Azerbaijan Threatens to Suspend Diplomatic Relations
MEXICO CITY — A three-member commission of intellectuals recommended Friday that Mexico City’s government remove a life-size bronze statue of Azerbaijan’s former president Heydar Aliyev that provoked a storm of criticism after it was installed on the capital’s main boulevard.
Critics said a dictator like Aliyev did not deserve a statue in a park where monuments have long honored the likes of Gandhi and Abraham Lincoln.
Azeri Ambassador to Mexico Ilgar Mukhtarov has declared that in case of dismantling Heydar Aliyev’s monument in Mexico Azerbaijan will apply to the court. “If Mexican Municipality decides to remove the monument Azerbaijan will suspend its diplomatic relations, close the Embassy and stop 4 billion dollar investment” which according to him “will be shameful for Mexicans”.

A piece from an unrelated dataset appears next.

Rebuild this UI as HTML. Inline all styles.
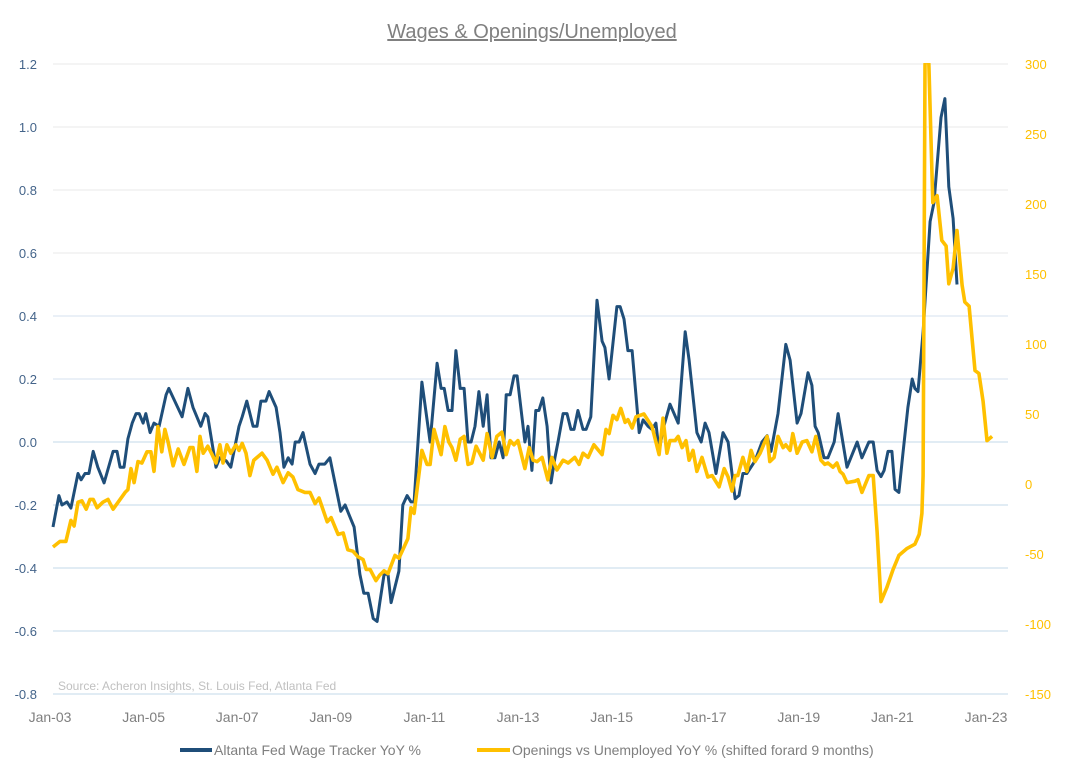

Mukhtarov charged that the government of Armenia, with which Azerbaijan has tense relations, and local Armenians were behind the campaign to remove Aliyev’s statue.
“We are aware that the current situation was driven by the Armenian government and the Armenian local diaspora in an attempt to discredit the work, life and dedication of Azerbaijan’s national leader,” Mukhtarov said a news conference.
Azerbaijan paid as much as $10 million to erect the statue, clean up the section of park where it sits and make similar repairs at a second site downtown.
The commission of three writers and analysts appointed by the city government said authorities erred by accepting money to allow a foreign government to essentially decide which political figures or historic events should be commemorated in the capital’s public spaces.
“In view of the majority opinions of the citizens and neighbors, the sculpture of Heydar Aliyev should be removed from the emblematic spot” on the Reforma boulevard, commission member Guillermo Osorno said.
The panel suggested that a citizen board be set up to review such proposals in the future.
Protesters have said they are offended by a monument to an authoritarian figure like Aliyev, who led Azerbaijan first as Communist Party boss during Soviet times and then as president from 1993 until his death in 2003.
Critics’ anger has been amplified by a plaque on Aliyev’s statue that describes him as “a brilliant example of infinite devotion to the motherland, loyal to the universal ideals of world peace” and by the location of the statue not far from monuments to Mahatma Gandhi, Abraham Lincoln and Mexico’s national heroes.